• STATED TASK: Return the entries below in their exact form, leaving the pictures out.

• TASK INPUT:
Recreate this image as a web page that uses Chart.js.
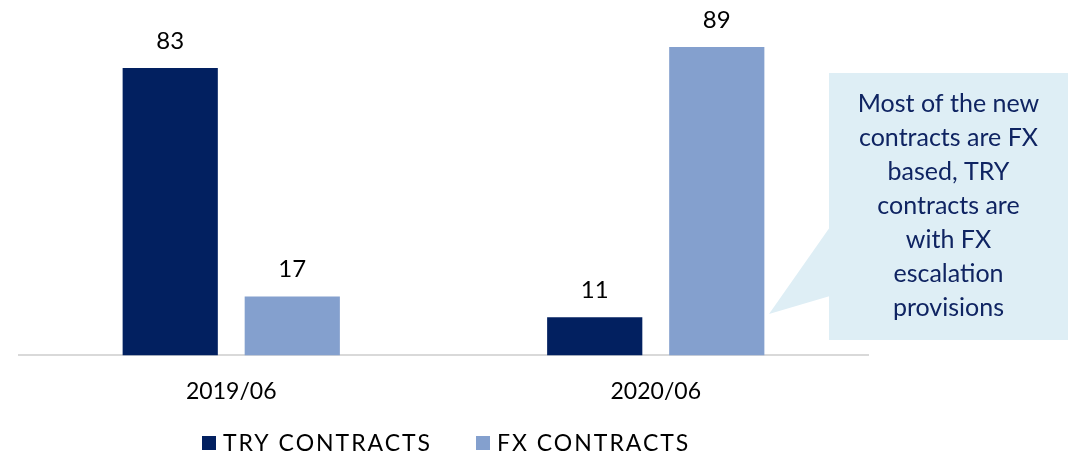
<!DOCTYPE html>
<html>
<head>
<meta charset="utf-8">
<script src="https://cdn.jsdelivr.net/npm/chart.js@4"></script>
<style>
  html, body { margin: 0; padding: 0; background: #fff; }
  #wrap { width: 1076px; height: 456px; position: relative; }
</style>
</head>
<body>
<div id="wrap"><canvas id="contracts-chart" width="1076" height="456"></canvas></div>
<script>
// données
const categories = ['2019/06', '2020/06'];
const tryContracts = [83, 11];
const fxContracts = [17, 89];
const calloutLines = ['Most of the new', 'contracts are FX', 'based, TRY', 'contracts are', 'with FX', 'escalation', 'provisions'];

const FONT = 'Lato, "Open Sans", sans-serif';

// valeurs au-dessus des barres
const barValues = {
  id: 'barValues',
  afterDatasetsDraw(chart) {
    const c = chart.ctx;
    c.save();
    c.font = '24px ' + FONT;
    c.fillStyle = '#000';
    c.textAlign = 'center';
    c.textBaseline = 'middle';
    chart.data.datasets.forEach((ds, i) => {
      chart.getDatasetMeta(i).data.forEach((bar, j) => {
        c.fillText(String(ds.data[j]), bar.x, bar.y - 27);
      });
    });
    c.restore();
  }
};

// bulle de commentaire
const callout = {
  id: 'callout',
  afterDraw(chart) {
    const c = chart.ctx;
    const left = 829, top = 73, right = 1068, bottom = 340;
    c.save();
    c.fillStyle = '#DEEEF5';
    c.fillRect(left, top, right - left, bottom - top);
    c.beginPath();
    c.moveTo(left + 1, 227);
    c.lineTo(769, 314);
    c.lineTo(left + 1, 296);
    c.closePath();
    c.fill();
    c.font = '25px ' + FONT;
    c.fillStyle = '#0F2462';
    c.textAlign = 'center';
    c.textBaseline = 'middle';
    calloutLines.forEach((line, k) => {
      c.fillText(line, (left + right) / 2, 104 + k * 34);
    });
    c.restore();
  }
};

// légende dessinée à la main (espacement comme l'original)
const legendItems = {
  id: 'legendItems',
  afterDraw(chart) {
    const c = chart.ctx;
    const pos = [[202, 223], [476, 497]];
    c.save();
    c.font = '23px ' + FONT;
    c.letterSpacing = '2px';
    c.textBaseline = 'middle';
    chart.data.datasets.forEach((ds, i) => {
      c.fillStyle = ds.backgroundColor;
      c.fillRect(pos[i][0], 436, 14, 14);
      c.fillStyle = '#000';
      c.fillText(ds.label, pos[i][1], 444);
    });
    c.restore();
  }
};

new Chart(document.getElementById('contracts-chart').getContext('2d'), {
  type: 'bar',
  data: {
    labels: categories,
    datasets: [
      { label: 'TRY CONTRACTS', data: tryContracts, backgroundColor: '#022060' },
      { label: 'FX CONTRACTS', data: fxContracts, backgroundColor: '#84A0CE' }
    ]
  },
  options: {
    responsive: false,
    animation: false,
    categoryPercentage: 0.575,
    barPercentage: 0.78,
    layout: { padding: { left: 19, right: 208, top: 9, bottom: 37 } },
    scales: {
      x: {
        grid: { display: false },
        border: { display: true, color: '#D9D9D9', width: 2 },
        ticks: { color: '#000', font: { family: FONT, size: 23 }, padding: 14 }
      },
      y: {
        display: false,
        min: 0,
        max: 100
      }
    },
    plugins: {
      legend: { display: false },
      tooltip: { enabled: false }
    }
  },
  plugins: [barValues, callout, legendItems]
});
</script>
</body>
</html>
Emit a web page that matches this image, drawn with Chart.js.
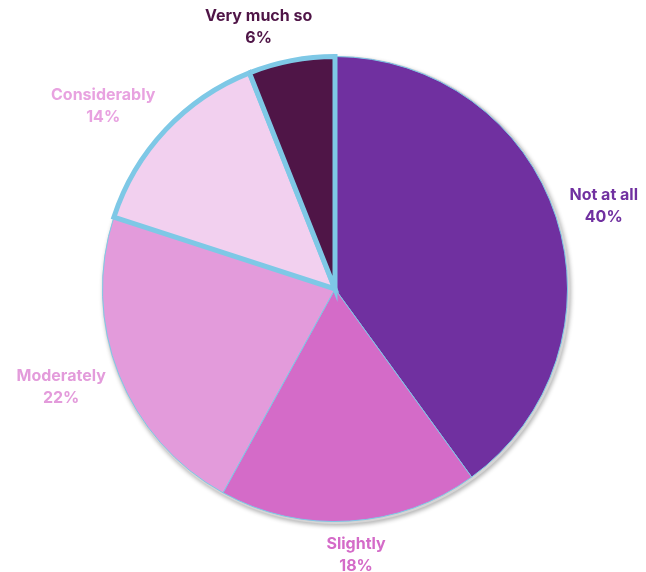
<!DOCTYPE html>
<html lang="en">
<head>
  <meta charset="UTF-8" />
  <title>Response distribution</title>
  <script src="https://cdn.jsdelivr.net/npm/chart.js@4.4.1/dist/chart.umd.min.js"></script>
  <style>
    body { margin: 0; background: #ffffff; }
    #wrap { width: 646px; height: 572px; }
  </style>
</head>
<body>
  <div id="wrap"><canvas id="pieChart" width="646" height="572"></canvas></div>

  <script>
    const categories = ["Not at all", "Slightly", "Moderately", "Considerably", "Very much so"];
    const shares = [40, 18, 22, 14, 6];
    const sliceColors = ["#7030A0", "#D46BC8", "#E39BDB", "#F2D0EF", "#4F1547"];
    const labelColors = ["#7030A0", "#D46BC8", "#E39BDB", "#E8A2E0", "#4F1547"];
    const edgeWidths = [1, 1, 1, 5, 5];

    // soft grey halo behind the pie
    const haloPlugin = {
      id: "halo",
      beforeDatasetsDraw(chart) {
        const arc = chart.getDatasetMeta(0).data[0];
        if (!arc) return;
        const { x, y, outerRadius } = arc.getProps(["x", "y", "outerRadius"], true);
        const ctx = chart.ctx;
        ctx.save();
        ctx.beginPath();
        ctx.arc(x + 1, y + 1, outerRadius + 1.5, 0, Math.PI * 2);
        ctx.fillStyle = "#d4d4d4";
        ctx.shadowColor = "rgba(0,0,0,0.3)";
        ctx.shadowBlur = 4;
        ctx.shadowOffsetX = 1;
        ctx.shadowOffsetY = 2;
        ctx.fill();
        ctx.restore();
      }
    };

    // category name + percentage outside each slice
    const outsideLabels = {
      id: "outsideLabels",
      afterDatasetsDraw(chart) {
        const ctx = chart.ctx;
        const meta = chart.getDatasetMeta(0);
        ctx.save();
        ctx.font = "bold 16px Inter, 'Open Sans', sans-serif";
        ctx.textAlign = "center";
        ctx.textBaseline = "middle";
        meta.data.forEach((arc, i) => {
          const { x, y, startAngle, endAngle, outerRadius } =
            arc.getProps(["x", "y", "startAngle", "endAngle", "outerRadius"], true);
          const mid = (startAngle + endAngle) / 2;
          const dx = Math.cos(mid), dy = Math.sin(mid);
          const lines = [categories[i], shares[i] + "%"];
          const w = Math.max(...lines.map(t => ctx.measureText(t).width));
          const h = 40;
          const gap = 14;
          // push the box sideways quickly once the label leaves the top/bottom
          const side = Math.max(-1, Math.min(1, dx * 3));
          const cx = x + dx * (outerRadius + gap) + side * w / 2;
          const cy = y + dy * (outerRadius + gap) + dy * h / 2;
          ctx.fillStyle = labelColors[i];
          ctx.fillText(lines[0], cx, cy - 11);
          ctx.fillText(lines[1], cx, cy + 11);
        });
        ctx.restore();
      }
    };

    new Chart(document.getElementById("pieChart"), {
      type: "pie",
      data: {
        labels: categories,
        datasets: [{
          data: shares,
          backgroundColor: sliceColors,
          borderColor: "#7EC8E6",
          borderWidth: edgeWidths,
          borderJoinStyle: "miter"
        }]
      },
      options: {
        responsive: false,
        animation: false,
        layout: { padding: { left: 100, right: 76, top: 53, bottom: 47 } },
        plugins: {
          legend: { display: false },
          tooltip: { enabled: false }
        }
      },
      plugins: [haloPlugin, outsideLabels]
    });
  </script>
</body>
</html>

• WRITTEN SOLUTION:
Recreate this image as a web page that uses Chart.js.
<!DOCTYPE html>
<html>
<head>
<meta charset="utf-8">
<script src="https://cdn.jsdelivr.net/npm/chart.js@4"></script>
<style>
  html, body { margin: 0; padding: 0; background: #fff; }
  #wrap { width: 1076px; height: 456px; position: relative; }
</style>
</head>
<body>
<div id="wrap"><canvas id="contracts-chart" width="1076" height="456"></canvas></div>
<script>
// données
const categories = ['2019/06', '2020/06'];
const tryContracts = [83, 11];
const fxContracts = [17, 89];
const calloutLines = ['Most of the new', 'contracts are FX', 'based, TRY', 'contracts are', 'with FX', 'escalation', 'provisions'];

const FONT = 'Lato, "Open Sans", sans-serif';

// valeurs au-dessus des barres
const barValues = {
  id: 'barValues',
  afterDatasetsDraw(chart) {
    const c = chart.ctx;
    c.save();
    c.font = '24px ' + FONT;
    c.fillStyle = '#000';
    c.textAlign = 'center';
    c.textBaseline = 'middle';
    chart.data.datasets.forEach((ds, i) => {
      chart.getDatasetMeta(i).data.forEach((bar, j) => {
        c.fillText(String(ds.data[j]), bar.x, bar.y - 27);
      });
    });
    c.restore();
  }
};

// bulle de commentaire
const callout = {
  id: 'callout',
  afterDraw(chart) {
    const c = chart.ctx;
    const left = 829, top = 73, right = 1068, bottom = 340;
    c.save();
    c.fillStyle = '#DEEEF5';
    c.fillRect(left, top, right - left, bottom - top);
    c.beginPath();
    c.moveTo(left + 1, 227);
    c.lineTo(769, 314);
    c.lineTo(left + 1, 296);
    c.closePath();
    c.fill();
    c.font = '25px ' + FONT;
    c.fillStyle = '#0F2462';
    c.textAlign = 'center';
    c.textBaseline = 'middle';
    calloutLines.forEach((line, k) => {
      c.fillText(line, (left + right) / 2, 104 + k * 34);
    });
    c.restore();
  }
};

// légende dessinée à la main (espacement comme l'original)
const legendItems = {
  id: 'legendItems',
  afterDraw(chart) {
    const c = chart.ctx;
    const pos = [[202, 223], [476, 497]];
    c.save();
    c.font = '23px ' + FONT;
    c.letterSpacing = '2px';
    c.textBaseline = 'middle';
    chart.data.datasets.forEach((ds, i) => {
      c.fillStyle = ds.backgroundColor;
      c.fillRect(pos[i][0], 436, 14, 14);
      c.fillStyle = '#000';
      c.fillText(ds.label, pos[i][1], 444);
    });
    c.restore();
  }
};

new Chart(document.getElementById('contracts-chart').getContext('2d'), {
  type: 'bar',
  data: {
    labels: categories,
    datasets: [
      { label: 'TRY CONTRACTS', data: tryContracts, backgroundColor: '#022060' },
      { label: 'FX CONTRACTS', data: fxContracts, backgroundColor: '#84A0CE' }
    ]
  },
  options: {
    responsive: false,
    animation: false,
    categoryPercentage: 0.575,
    barPercentage: 0.78,
    layout: { padding: { left: 19, right: 208, top: 9, bottom: 37 } },
    scales: {
      x: {
        grid: { display: false },
        border: { display: true, color: '#D9D9D9', width: 2 },
        ticks: { color: '#000', font: { family: FONT, size: 23 }, padding: 14 }
      },
      y: {
        display: false,
        min: 0,
        max: 100
      }
    },
    plugins: {
      legend: { display: false },
      tooltip: { enabled: false }
    }
  },
  plugins: [barValues, callout, legendItems]
});
</script>
</body>
</html>
Emit a web page that matches this image, drawn with Chart.js.
<!DOCTYPE html>
<html lang="en">
<head>
  <meta charset="UTF-8" />
  <title>Response distribution</title>
  <script src="https://cdn.jsdelivr.net/npm/chart.js@4.4.1/dist/chart.umd.min.js"></script>
  <style>
    body { margin: 0; background: #ffffff; }
    #wrap { width: 646px; height: 572px; }
  </style>
</head>
<body>
  <div id="wrap"><canvas id="pieChart" width="646" height="572"></canvas></div>

  <script>
    const categories = ["Not at all", "Slightly", "Moderately", "Considerably", "Very much so"];
    const shares = [40, 18, 22, 14, 6];
    const sliceColors = ["#7030A0", "#D46BC8", "#E39BDB", "#F2D0EF", "#4F1547"];
    const labelColors = ["#7030A0", "#D46BC8", "#E39BDB", "#E8A2E0", "#4F1547"];
    const edgeWidths = [1, 1, 1, 5, 5];

    // soft grey halo behind the pie
    const haloPlugin = {
      id: "halo",
      beforeDatasetsDraw(chart) {
        const arc = chart.getDatasetMeta(0).data[0];
        if (!arc) return;
        const { x, y, outerRadius } = arc.getProps(["x", "y", "outerRadius"], true);
        const ctx = chart.ctx;
        ctx.save();
        ctx.beginPath();
        ctx.arc(x + 1, y + 1, outerRadius + 1.5, 0, Math.PI * 2);
        ctx.fillStyle = "#d4d4d4";
        ctx.shadowColor = "rgba(0,0,0,0.3)";
        ctx.shadowBlur = 4;
        ctx.shadowOffsetX = 1;
        ctx.shadowOffsetY = 2;
        ctx.fill();
        ctx.restore();
      }
    };

    // category name + percentage outside each slice
    const outsideLabels = {
      id: "outsideLabels",
      afterDatasetsDraw(chart) {
        const ctx = chart.ctx;
        const meta = chart.getDatasetMeta(0);
        ctx.save();
        ctx.font = "bold 16px Inter, 'Open Sans', sans-serif";
        ctx.textAlign = "center";
        ctx.textBaseline = "middle";
        meta.data.forEach((arc, i) => {
          const { x, y, startAngle, endAngle, outerRadius } =
            arc.getProps(["x", "y", "startAngle", "endAngle", "outerRadius"], true);
          const mid = (startAngle + endAngle) / 2;
          const dx = Math.cos(mid), dy = Math.sin(mid);
          const lines = [categories[i], shares[i] + "%"];
          const w = Math.max(...lines.map(t => ctx.measureText(t).width));
          const h = 40;
          const gap = 14;
          // push the box sideways quickly once the label leaves the top/bottom
          const side = Math.max(-1, Math.min(1, dx * 3));
          const cx = x + dx * (outerRadius + gap) + side * w / 2;
          const cy = y + dy * (outerRadius + gap) + dy * h / 2;
          ctx.fillStyle = labelColors[i];
          ctx.fillText(lines[0], cx, cy - 11);
          ctx.fillText(lines[1], cx, cy + 11);
        });
        ctx.restore();
      }
    };

    new Chart(document.getElementById("pieChart"), {
      type: "pie",
      data: {
        labels: categories,
        datasets: [{
          data: shares,
          backgroundColor: sliceColors,
          borderColor: "#7EC8E6",
          borderWidth: edgeWidths,
          borderJoinStyle: "miter"
        }]
      },
      options: {
        responsive: false,
        animation: false,
        layout: { padding: { left: 100, right: 76, top: 53, bottom: 47 } },
        plugins: {
          legend: { display: false },
          tooltip: { enabled: false }
        }
      },
      plugins: [haloPlugin, outsideLabels]
    });
  </script>
</body>
</html>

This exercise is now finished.